Saturday, 25 August 2012

First Day of the Blitz, London bombed!

First Day of the Blitz, 07/07/1940 My lovely Mum's 22nd Birthday!

Well a bit of a way to celebrate her birthday! Especially as she had my brother who was only about five months old with her at the time, along with her sister, Mum whilst her Dad was out doing his duty as a police officer. Her brothers of course were either enlisted or waiting for call up. The bombing started in late afternoon/early evening and the bombers had turned around and were on their way home by about a quarter to six. 965 enemy aircraft took part on this day, not all of them bombers of course, fighters and other escorts were involved, but within the space of about an hour, London's docklands and the East End were ablaze. The London Fire Brigade classified a fire requiring 30 pumps as a "Major" fire, yet in the early evening of the 7th September, the Fire Brigade were tackling nine fires which were officially rated as "Conflagrations", in that they required more than 100 pumps each. The largest was the Surrey Docks, where the fire was too large to classify, and it was arbitrarily rated as a 300 appliance fire.

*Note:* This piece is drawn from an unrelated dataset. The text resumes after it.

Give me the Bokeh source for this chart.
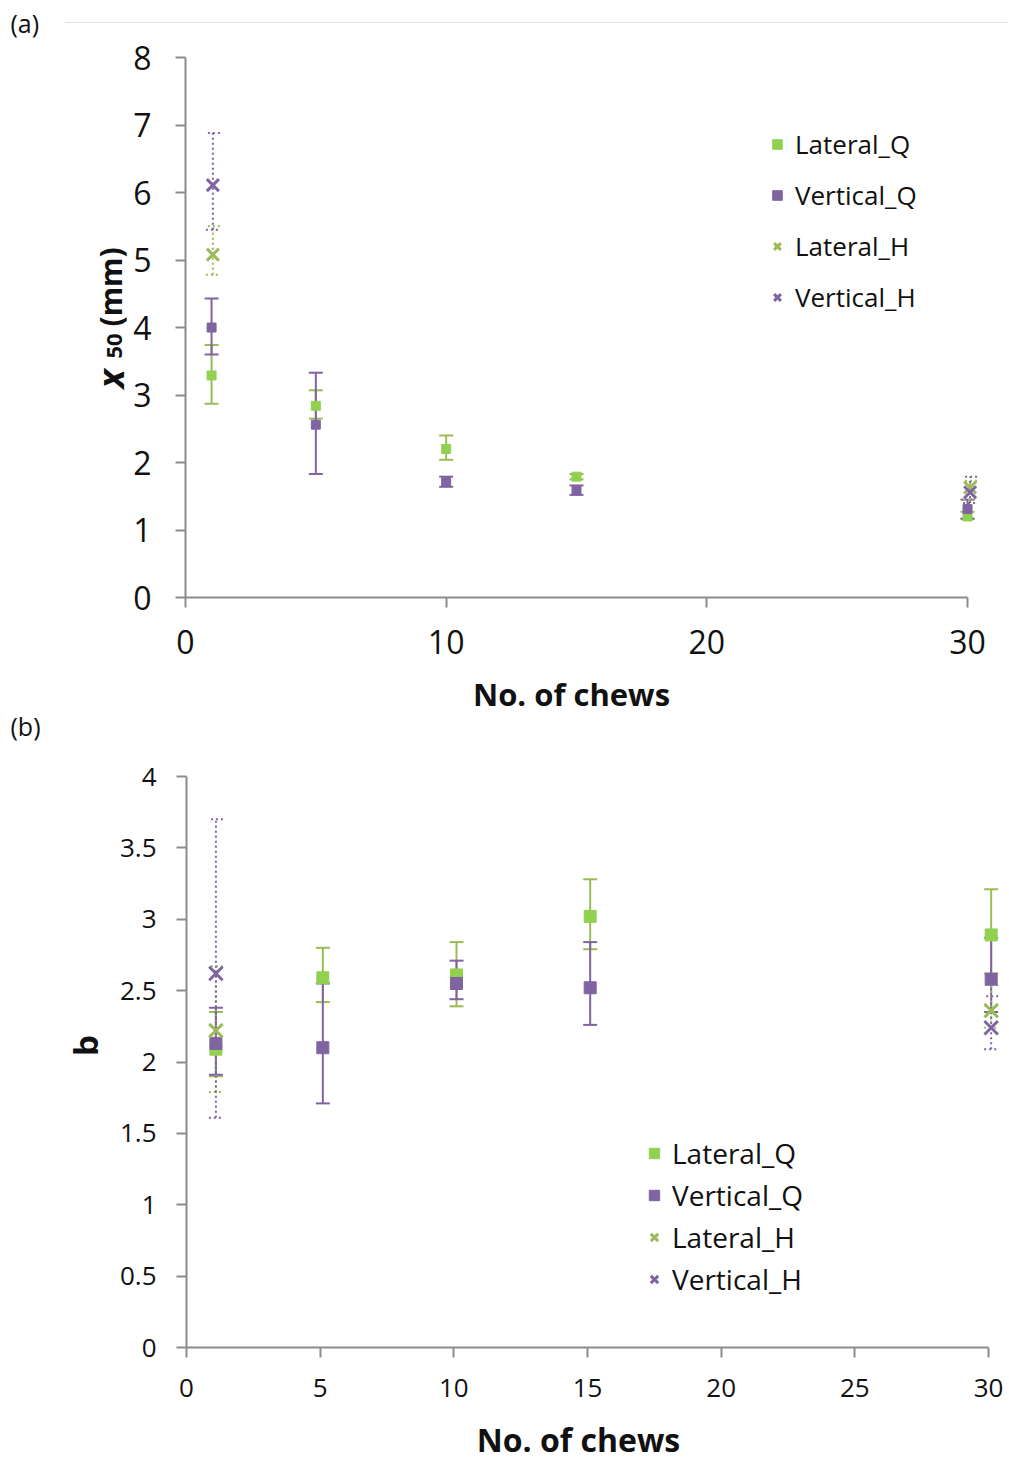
from math import pi
from bokeh.plotting import figure
from bokeh.models import (ColumnDataSource, Whisker, TeeHead, Label, BoxAnnotation, LinearAxis,
                          Legend, LegendItem, FixedTicker, NumeralTickFormatter, Range1d)
from bokeh.embed import file_html
from bokeh.resources import INLINE

# ---------------- data: (a) x50 (mm) ----------------
a_x_q = [1, 5, 10, 15, 30]
a_x_h = [1.05, 30.1]
a_latq = [3.29, 2.84, 2.20, 1.79, 1.20]
a_latq_lo = [2.87, 2.65, 2.04, 1.75, 1.16]
a_latq_hi = [3.74, 3.07, 2.40, 1.83, 1.27]
a_verq = [4.00, 2.56, 1.71, 1.59, 1.31]
a_verq_lo = [3.60, 1.83, 1.64, 1.52, 1.17]
a_verq_hi = [4.43, 3.33, 1.79, 1.66, 1.45]
a_lath = [5.08, 1.63]
a_lath_lo = [4.78, 1.45]
a_lath_hi = [5.50, 1.73]
a_verh = [6.11, 1.56]
a_verh_lo = [5.45, 1.40]
a_verh_hi = [6.88, 1.79]

# ---------------- data: (b) b ----------------
b_x_q = [1.1, 5.1, 10.1, 15.1, 30.1]
b_x_h = [1.1, 30.1]
b_latq = [2.09, 2.59, 2.61, 3.02, 2.89]
b_latq_lo = [1.90, 2.42, 2.39, 2.79, 2.62]
b_latq_hi = [2.35, 2.80, 2.84, 3.28, 3.21]
b_verq = [2.13, 2.10, 2.55, 2.52, 2.58]
b_verq_lo = [1.91, 1.71, 2.44, 2.26, 2.35]
b_verq_hi = [2.38, 2.55, 2.71, 2.84, 2.87]
b_lath = [2.22, 2.36]
b_lath_lo = [1.79, 2.24]
b_lath_hi = [2.67, 2.54]
b_verh = [2.62, 2.24]
b_verh_lo = [1.61, 2.09]
b_verh_hi = [3.70, 2.46]

a_xticks = [0, 10, 20, 30]
a_yticks = [0, 1, 2, 3, 4, 5, 6, 7, 8]
b_xticks = [0, 5, 10, 15, 20, 25, 30]
b_yticks = [0, 0.5, 1, 1.5, 2, 2.5, 3, 3.5, 4]

labels = ["Lateral_Q", "Vertical_Q", "Lateral_H", "Vertical_H"]

FONT = "Open Sans"
GREEN_M = "#92D050"
GREEN_E = "#9BBB59"
PURPLE = "#8064A2"
AXIS = "#8C8C8C"
TXT = "#111111"
DOT = "2 3"

W, H = 1009, 1461

# ---- layout geometry (pixels of the page) ----
A_L, A_X30, A_B, A_T = 185, 967, 597, 57      # panel (a): x=0, x=30, y=0, y=8
B_L, B_X30, B_B, B_T = 186, 988, 1347, 776    # panel (b): x=0, x=30, y=0, y=4

axp = (A_X30 - A_L) / 30.0
ayp = (A_B - A_T) / 8.0
bxp = (B_X30 - B_L) / 30.0
byp = (B_B - B_T) / 4.0

def ax_(px): return (px - A_L) / axp
def ay_(py): return (A_B - py) / ayp
def bx_(px): return (px - B_L) / bxp
def by_(py): return (B_B - py) / byp

# one figure whose frame is the whole page; each panel has its own ranges
p = figure(width=W, height=H, output_backend="svg", toolbar_location=None, title=None,
           x_axis_type=None, y_axis_type=None,
           x_range=Range1d(ax_(0), ax_(W)), y_range=Range1d(ay_(H), ay_(0)),
           min_border=0, min_border_left=0, min_border_right=0,
           min_border_top=0, min_border_bottom=0)
p.extra_x_ranges = {"xb": Range1d(bx_(0), bx_(W))}
p.extra_y_ranges = {"yb": Range1d(by_(H), by_(0))}
p.xgrid.visible = False
p.ygrid.visible = False
p.outline_line_color = None
p.background_fill_color = "white"
p.border_fill_color = "white"

RN = {"a": ("default", "default"), "b": ("xb", "yb")}


def axis_style(ax, size, standoff):
    ax.axis_line_color = AXIS
    ax.axis_line_width = 2
    ax.major_tick_line_color = AXIS
    ax.major_tick_line_width = 2
    ax.major_tick_out = 10
    ax.major_tick_in = 0
    ax.minor_tick_line_color = None
    ax.major_label_text_font = FONT
    ax.major_label_text_font_size = size
    ax.major_label_text_color = TXT
    ax.major_label_standoff = standoff


def add_axes(panel, xticks, yticks, ymax, size, sx, sy, yfmt=None):
    xr, yr = RN[panel]
    xa = LinearAxis(x_range_name=xr, y_range_name=yr, fixed_location=0, bounds=(0, 30),
                    ticker=FixedTicker(ticks=xticks))
    ya = LinearAxis(x_range_name=xr, y_range_name=yr, fixed_location=0, bounds=(0, ymax),
                    ticker=FixedTicker(ticks=yticks))
    if yfmt:
        ya.formatter = NumeralTickFormatter(format=yfmt)
    axis_style(xa, size, sx)
    axis_style(ya, size, sy)
    p.add_layout(xa, "below")
    p.add_layout(ya, "left")


def series(panel, x, y, lo, hi, ecol, mcol, marker, size, dash, cap=14):
    xr, yr = RN[panel]
    src = ColumnDataSource(dict(x=x, y=y, lo=lo, hi=hi))
    w = Whisker(source=src, base="x", lower="lo", upper="hi", dimension="height",
                x_range_name=xr, y_range_name=yr,
                line_color=ecol, line_width=2, line_dash=dash, level="underlay",
                upper_head=TeeHead(size=cap, line_color=ecol, line_width=2, line_dash=dash),
                lower_head=TeeHead(size=cap, line_color=ecol, line_width=2, line_dash=dash))
    p.add_layout(w)
    if marker == "square":
        r = p.scatter("x", "y", source=src, marker="square", size=size,
                      x_range_name=xr, y_range_name=yr,
                      fill_color=mcol, line_color=mcol, line_width=1)
    else:
        r = p.scatter("x", "y", source=src, marker="x", size=size,
                      x_range_name=xr, y_range_name=yr,
                      line_color=mcol, line_width=3)
    return r


def text(x, y, t, size, style="normal", angle=0, align="center", baseline="middle"):
    p.add_layout(Label(x=x, y=y, text=t, angle=angle, text_align=align, text_baseline=baseline,
                       text_font=FONT, text_font_size=size, text_font_style=style,
                       text_color=TXT))


# ======================= panel (a) =======================
add_axes("a", a_xticks, a_yticks, 8, "32px", 22, 24)
r1 = series("a", a_x_q, a_latq, a_latq_lo, a_latq_hi, GREEN_E, GREEN_M, "square", 9, "solid")
r2 = series("a", a_x_q, a_verq, a_verq_lo, a_verq_hi, PURPLE, PURPLE, "square", 9, "solid")
r3 = series("a", a_x_h, a_lath, a_lath_lo, a_lath_hi, GREEN_E, GREEN_E, "x", 17, DOT)
r4 = series("a", a_x_h, a_verh, a_verh_lo, a_verh_hi, PURPLE, PURPLE, "x", 17, DOT)

leg1 = Legend(items=[LegendItem(label=l, renderers=[r]) for l, r in zip(labels, [r1, r2, r3, r4])],
              location=(765, H - 315), border_line_color=None, background_fill_alpha=0,
              padding=0, margin=0, spacing=15, glyph_width=24, glyph_height=36, label_height=36,
              label_standoff=6, label_text_font=FONT, label_text_font_size="26px",
              label_text_color=TXT)
p.add_layout(leg1)

text(ax_(571), ay_(693), "No. of chews", "31px", "bold")
text(ax_(110), ay_(388), "x", "36px", "bold italic", pi / 2, "left", "alphabetic")
text(ax_(114), ay_(358), "50", "22px", "bold", pi / 2, "left", "alphabetic")
text(ax_(110), ay_(326), "(mm)", "30px", "bold", pi / 2, "left", "alphabetic")
text(ax_(10), ay_(22), "(a)", "25px", "normal", 0, "left")
p.add_layout(BoxAnnotation(left=ax_(65), right=ax_(1007), bottom=ay_(22), top=ay_(22),
                           fill_alpha=0, line_color="#C8C8C8", line_width=1))

# ======================= panel (b) =======================
add_axes("b", b_xticks, b_yticks, 4, "26px", 21, 20, yfmt="0.[0]")
s1 = series("b", b_x_q, b_latq, b_latq_lo, b_latq_hi, GREEN_E, GREEN_M, "square", 12, "solid")
s2 = series("b", b_x_q, b_verq, b_verq_lo, b_verq_hi, PURPLE, PURPLE, "square", 12, "solid")
s3 = series("b", b_x_h, b_lath, b_lath_lo, b_lath_hi, GREEN_E, GREEN_E, "x", 19, DOT)
s4 = series("b", b_x_h, b_verh, b_verh_lo, b_verh_hi, PURPLE, PURPLE, "x", 19, DOT)

leg2 = Legend(items=[LegendItem(label=l, renderers=[r]) for l, r in zip(labels, [s1, s2, s3, s4])],
              location=(641, H - 1298), border_line_color=None, background_fill_alpha=0,
              padding=0, margin=0, spacing=4, glyph_width=26, glyph_height=38, label_height=38,
              label_standoff=5, label_text_font=FONT, label_text_font_size="28px",
              label_text_color=TXT)
p.add_layout(leg2)

text(ax_(578), ay_(1439), "No. of chews", "32px", "bold")
text(ax_(85), ay_(1045), "b", "33px", "bold", pi / 2)
text(ax_(10), ay_(725), "(b)", "25px", "normal", 0, "left")

open("out.html", "w").write(file_html(p, INLINE))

Just after eight in the evening, the next wave of 318 bombers began to pour down tons of incendiaries, 306 civilians died in the bombing, and 1337 more were seriously injured in the City, with 142 more killed in the suburbs. An enormous pall of smoke hung over the capital, and the fires burned on.

Thankfully, my Mother and brother survived, as did the rest of her family. They had another close brush with death though, and if it were not for the quick thinking of another, neither they nor I would be here. But that is a story for another time. Surviving all that and eventually being bombed out of their home, unfortunately, my Mum died far too young just over a quarter of a century ago. Happy birthday on the 7th Mum, I just wish you could have had many more of them. May your soul fly in Heaven.


  1. I also had the great pleasure of knowing this fine lady and can honestly say that she was a great inspiration to all who knew her, had a wicked sense of humour and loved by all her family. She always gave love in abundance and wasn't afraid to give a good telling off to whoever deserved it. I still miss her after all these years and will never forget the love and the kindness she gave to me.

  2. Thank you Max. I "talk" with her in my quiet times, usually when I am alone and in the country, with none of the modern day distractions, when my mind and her soul can communicate with each other.
    I miss her more each year that passes, because I am only just beginning to realise the difficulties and problems that she had in her lifetime, which she overcame with dignity and pure guts.

  3. Looking on the lighter side of the 40's aerial activities,I was working in the office of a large music store in Brighton. This was situated on the seafront, and on the top storey of the building. German planes would finish their business on this side of the channel, then make their way back to base, dropping any left over bombs in the channel as they went.One day, while several of us were having some lunch on the flat roof,a plane zoomed over our heads, showering machine-gun bullets all around. We were really petrified, and scuttled down to the basement two stairs at a time. Now we had a lady boss who seemed very strict, and we were all in awe of her. But she had a kind heart, and kept a supply of cocoa and rich tea biscuits which then, were like gold dust,and proved a very welcome treat.